Tuesday, July 19, 2011

Moments: An Orphanage in Xinxiang


Goodbye, China.

I have moved back to the States to be closer to my family and attend graduate school. I arrived home July first, and in August I'll begin studying for an MFA in Creative Writing at Texas State University.

My biggest excuse for the year-long blog silence is that blogspot is blocked by the Chinese government, so I was not able to access my blog from my apartment in China.

I'd like to post at least a small taste of year two in China, so over the next week or two I'll be going back through my journals and posting any little "moments" that seem interesting. Hope you enjoy them. Here's the first one:

May 2010

What a weekend. I wish I had more time now to say just what has happened. I am at the orphanage now, and will probably turn the light out soon. I’ve never seen anything look so much like Oliver Twist – worse, actually. The girls sleep in one open room, all beds pushed against the wall. We played “Uno” in this room just now, before the kids went to sleep. Paint flakes off the wall and falls onto the cement floor. Blankets and clothing are piled in one corner, and on the other side of the room are desks littered with picture books, textbooks, Chinese checkers, playing cards, and colored markers. Each student has his or her own desk, and inside they keep whatever treasures they own. When I told one little girl she could keep the “Uno” cards, she yelled out something in Chinese, jumped into the air once or twice, then marched to her little brown desk and threw the cards underneath the lid. I gave them to her because she has repeatedly grabbed my arm and shouted, “Pai! Pai!” In English, “Cards, cards.” I’ve learned at least one Chinese word here.

Earlier we sat on stools in a circle in the courtyard and sang songs. They wanted the other foreign teacher and I to sing a song, so we gave them “Amazing Grace.” Colored flags are strung over the courtyard. It was here I played badminton with a boy a few moments after we arrived. Badminton was the first task I found to keep myself busy with, so I kept at it until the little boy put his racket down and said he was tired.

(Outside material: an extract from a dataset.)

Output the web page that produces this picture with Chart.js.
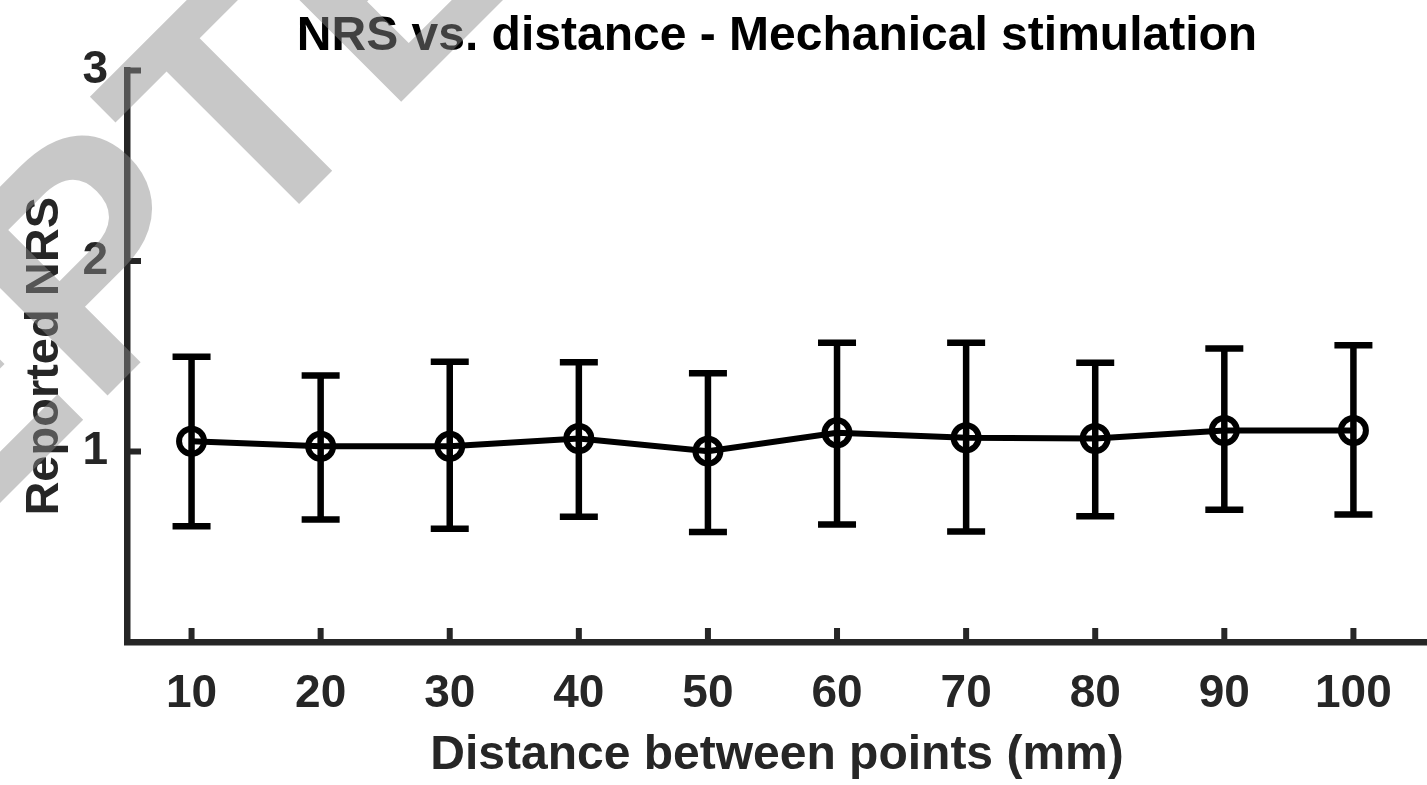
<!DOCTYPE html>
<html>
<head>
<meta charset="utf-8">
<title>NRS vs. distance - Mechanical stimulation</title>
<script src="https://cdn.jsdelivr.net/npm/chart.js@4.4.0/dist/chart.umd.min.js"></script>
<style>
    html, body { margin:0; padding:0; background:#fff; overflow:hidden; }
    canvas { display:block; }
</style>
</head>
<body>
<canvas id="myChart" width="1427" height="785"></canvas>
<script>
// values
const distances = [10, 20, 30, 40, 50, 60, 70, 80, 90, 100];
const meanNRS   = [1.054, 1.028, 1.028, 1.068, 1.002, 1.098, 1.072, 1.068, 1.110, 1.110];
const upperNRS  = [1.497, 1.399, 1.471, 1.469, 1.411, 1.571, 1.571, 1.466, 1.541, 1.558];
const lowerNRS  = [0.608, 0.643, 0.594, 0.657, 0.578, 0.617, 0.580, 0.660, 0.694, 0.669];
const xTicks = [10, 20, 30, 40, 50, 60, 70, 80, 90, 100];
const yTicks = [1, 2, 3];

const fontFam = '"Liberation Sans", Arial, Helvetica, sans-serif';
const axisCol = '#262626';

const points = [];
for (var i = 0; i < distances.length; i++) {
    points.push({x: distances[i], y: meanNRS[i]});
}

// vertical error bars with caps, under the markers
const errorBars = {
    id: 'errorBars',
    beforeDatasetsDraw: function(chart) {
        const ctx = chart.ctx;
        const xs = chart.scales.x, ys = chart.scales.y;
        ctx.save();
        ctx.strokeStyle = '#000';
        ctx.lineWidth = 6.5;
        ctx.lineCap = 'butt';
        for (var i = 0; i < distances.length; i++) {
            const px = xs.getPixelForValue(distances[i]);
            const top = ys.getPixelForValue(upperNRS[i]);
            const bot = ys.getPixelForValue(lowerNRS[i]);
            ctx.beginPath();
            ctx.moveTo(px, top); ctx.lineTo(px, bot);
            ctx.moveTo(px - 19, top); ctx.lineTo(px + 19, top);
            ctx.moveTo(px - 19, bot); ctx.lineTo(px + 19, bot);
            ctx.stroke();
        }
        ctx.restore();
    }
};

// inward tick marks + the grey watermark on top of everything
const overlay = {
    id: 'overlay',
    afterDraw: function(chart) {
        const ctx = chart.ctx;
        const xs = chart.scales.x, ys = chart.scales.y;
        const area = chart.chartArea;
        ctx.save();
        ctx.strokeStyle = axisCol;
        ctx.lineWidth = 6;
        ctx.beginPath();
        yTicks.forEach(function(v) {
            const py = ys.getPixelForValue(v);
            ctx.moveTo(area.left, py); ctx.lineTo(area.left + 14, py);
        });
        xTicks.forEach(function(v) {
            const px = xs.getPixelForValue(v);
            ctx.moveTo(px, area.bottom); ctx.lineTo(px, area.bottom - 14);
        });
        ctx.stroke();

        ctx.translate(-559, 1062);
        ctx.rotate(-Math.PI / 4);
        ctx.fillStyle = 'rgba(138,138,138,0.47)';
        ctx.font = 'bold 325px ' + fontFam;
        ctx.textAlign = 'left';
        ctx.textBaseline = 'alphabetic';
        ctx.fillText('ACCEPTED MANUSCRIPT', 0, 0);
        ctx.restore();
    }
};

const ctx = document.getElementById('myChart').getContext('2d');
window.myChart = new Chart(ctx, {
    type: 'line',
    data: {
        datasets: [{
            data: points,
            borderColor: '#000',
            borderWidth: 6,
            pointStyle: 'circle',
            pointRadius: 12.5,
            pointBorderWidth: 6,
            pointBorderColor: '#000',
            pointBackgroundColor: 'rgba(0,0,0,0)',
            pointHoverRadius: 12.5,
            fill: false,
            tension: 0,
            clip: false
        }]
    },
    options: {
        responsive: false,
        animation: false,
        layout: { padding: 0, autoPadding: false },
        plugins: {
            legend: { display: false },
            tooltip: { enabled: false },
            title: {
                display: true,
                text: 'NRS vs. distance - Mechanical stimulation',
                fullSize: false,
                color: '#000',
                font: { family: fontFam, size: 48, weight: 'bold' },
                padding: { top: 8, bottom: 5 }
            }
        },
        scales: {
            x: {
                type: 'linear',
                min: 5,
                max: 105.7,
                afterBuildTicks: function(scale) {
                    scale.ticks = xTicks.map(function(v) { return {value: v}; });
                },
                afterFit: function(scale) {
                    scale.height = 143;
                    scale.paddingLeft = 0;
                    scale.paddingRight = 0;
                },
                grid: { display: false, drawTicks: false },
                border: { display: true, color: axisCol, width: 6.5 },
                ticks: {
                    color: axisCol,
                    padding: 25,
                    maxRotation: 0,
                    autoSkip: false,
                    font: { family: fontFam, size: 46, weight: 'bold' }
                },
                title: {
                    display: true,
                    text: 'Distance between points (mm)',
                    color: axisCol,
                    font: { family: fontFam, size: 48, weight: 'bold' },
                    padding: { top: 0, bottom: 0 }
                }
            },
            y: {
                min: 0,
                max: 3,
                afterBuildTicks: function(scale) {
                    scale.ticks = yTicks.map(function(v) { return {value: v}; });
                },
                afterFit: function(scale) { scale.width = 127; },
                grid: { display: false, drawTicks: false },
                border: { display: true, color: axisCol, width: 6.5 },
                ticks: {
                    color: axisCol,
                    padding: 19,
                    font: { family: fontFam, size: 46, weight: 'bold' }
                },
                title: {
                    display: true,
                    text: 'Reported NRS',
                    color: axisCol,
                    font: { family: fontFam, size: 47, weight: 'bold' },
                    padding: { top: 17, bottom: 0 }
                }
            }
        }
    },
    plugins: [errorBars, overlay]
});
</script>
</body>
</html>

The dining room is another white-washed, paint-chipped space. There are two long, narrow tables lined with stools. We ate corn porridge, steamed bread, and fried fish for dinner. The meat, I'm told, is a rare treat for the kids. The kids stand in a line at the dining room door and quote a Tang dynasty poem before every meal. Then everyone pulls their bowls and spoons from lockers. We’ve eaten steamed bread every day. The aunties roll it into little buns and season it. It supplements the bland gruel – porridge made from rice or corn or wheat. Sometimes we have a plate of vegetables, too – salted cucumber, salted radish, or salted eggs. Most everything is very salty.

I believe the only rooms I haven’t described are the bathrooms, the little room where the volunteers are sleeping, and the boys’ room. That’s the orphanage. Not a very large space for all the people that live here.